Spin Hamiltonian, Competing Small Energy Scales and Incommensurate Long Range Order in the Highly Frustrated Gd3Ga5O12 Garnet Antiferromagnet

TL;DR

This study uses mean-field theory to analyze the highly frustrated Gd3Ga5O12 garnet, revealing the importance of long-range dipolar interactions in explaining its incommensurate magnetic order and low-temperature properties.

Contribution

The paper provides the first detailed theoretical explanation of GGG's incommensurate order, emphasizing the role of long-range dipolar interactions in a classical spin Hamiltonian.

Findings

Reproduces spin liquid-like correlations in GGG

Explains sharp peaks in neutron diffraction data

Shows incommensurate order is intrinsic and classical

Abstract

Despite the availability of a spin Hamiltonian for the Gd3Ga5O12 garnet (GGG) for over twenty five years, there has so far been little theoretical insight regarding the many unusual low temperature properties of GGG. Here we investigate GGG in zero magnetic field using mean-field theory.

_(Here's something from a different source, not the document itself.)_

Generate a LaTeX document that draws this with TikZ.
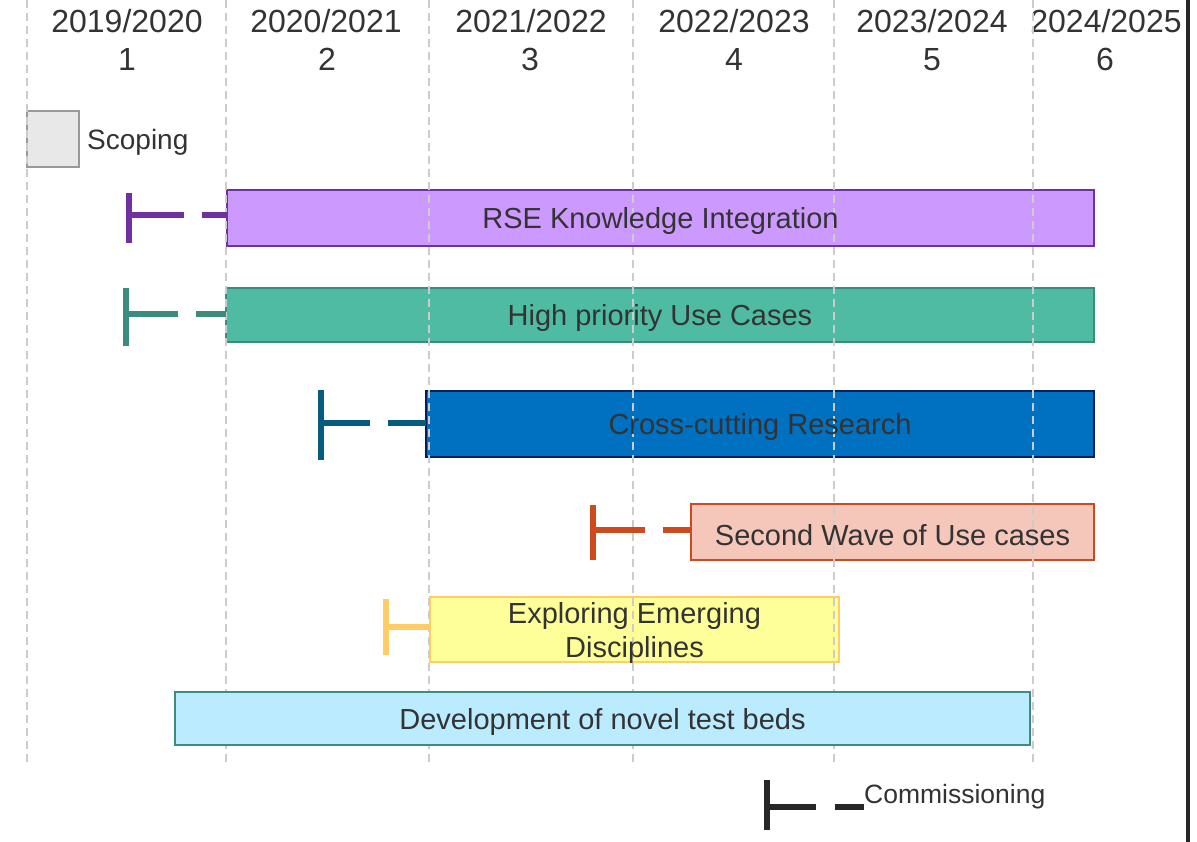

We reproduce the spin liquid-like correlations and, most importantly, explain the positions of the sharp peaks seen in powder neutron diffraction experiments. We show that it is crucial to treat accurately the long-range nature of the magnetic dipolar interactions to allow for a determination of the small exchange energy scales involved in the selection of the experimental ordering wave vector. Our results show that the incommensurate order in GGG is classical in nature, intrinsic to the microscopic spin Hamiltonian and not caused by weak disorder.